Diff-debs: bsdiff (92% reduction) vs zsync (~70%)
Phillip Susi
psusi at cfl.rr.com
Mon Jan 16 16:37:15 GMT 2006
I say again, you do not want to diff the compressed data stream (
data.tar.gz ) because small changes in the original files cause large
changes in the compressed stream. You need to take an xdelta of the
original uncompressed files, then compress the deltas and that's what
you send as the patch.
I would not be surprised if you changed your test case to apply bsdiff
to the uncompressed files and found that it reduced the patch size by
99% reduction.
John C. McCabe-Dansted wrote:
> I wrote a utility to compare the effectiveness of different tools for creating
> Deb-diffs. (attached)
>
> I quickly eliminated xdelta, on the basis that the bsdiff patches were always
> smaller; sometimes as much as 5 times smaller. Bsdiff on average reduced the
> amount that needed to be downloaded by 92%. Higher compression rates could be
> achieved if we repack the .gz files contained in data.tar.gz
>
> Interestingly bsdiff was able to save 33% on the download of the i686 kernel
> image if patched against the i386 image. However, this reduction is probably
> not worth the effort.
>
> Although zsync only reduced the required bandwidth, in my tests, by about 70%,
> it stayed in the race because of it greater flexibility - it should be able
> to use any existing .deb on the system, even ones regenerated from installed
> files by dpkg-repack.
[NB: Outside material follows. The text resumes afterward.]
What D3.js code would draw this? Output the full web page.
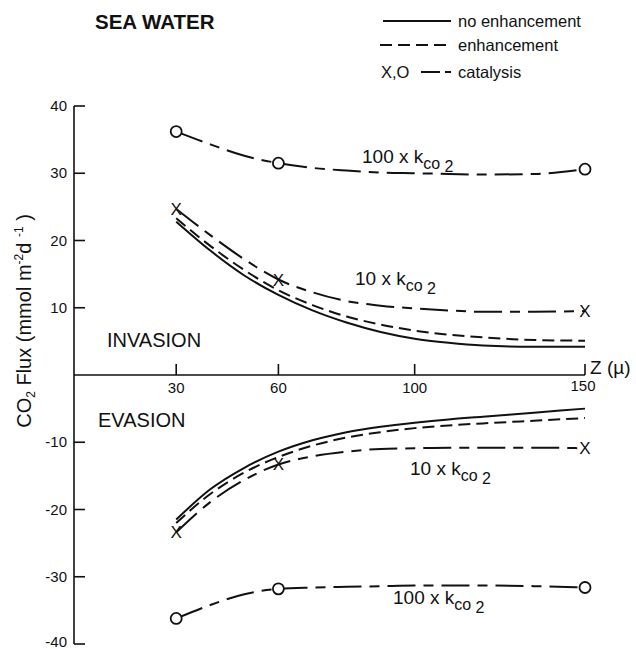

If we use bz2 to compress instead of gz, zsync is
> likely to become useless however. (bz2 would also have the problem that any
> processing of deb files will take much more cpu time).
>
> The extra space required by either of these methods should be minimal. The
> size of a zsync file seems to be about 1% of the size of the original. With
> bsdiff files, we should be able to limit the extra storage required on the
> mirrors to under a gig by only including
> a) patches against the files on the official CD-ROM(s).
> b) updates that occurred in the last (e.g.) 10 days.
>
> (a) should allow (e.g dial up) users to easily get up-to-date immediately
> after install, while they still have the official CD-ROM in their computer.
>
> (b) would help users keep up to date, and perhaps also help keep mirrors
> up-to-date regardless of network congestion.
>
> clearly if an appropriate patch isn't found we can still download the
> whole .deb normally.
>
> Some more info is available on my blog at:
> http://www.livejournal.com/users/flyingreptile/101020.html
>
> These results seem very promising to me. I am very busy at the moment, but if
> no-one else steps up, I'll start work in a couple of months.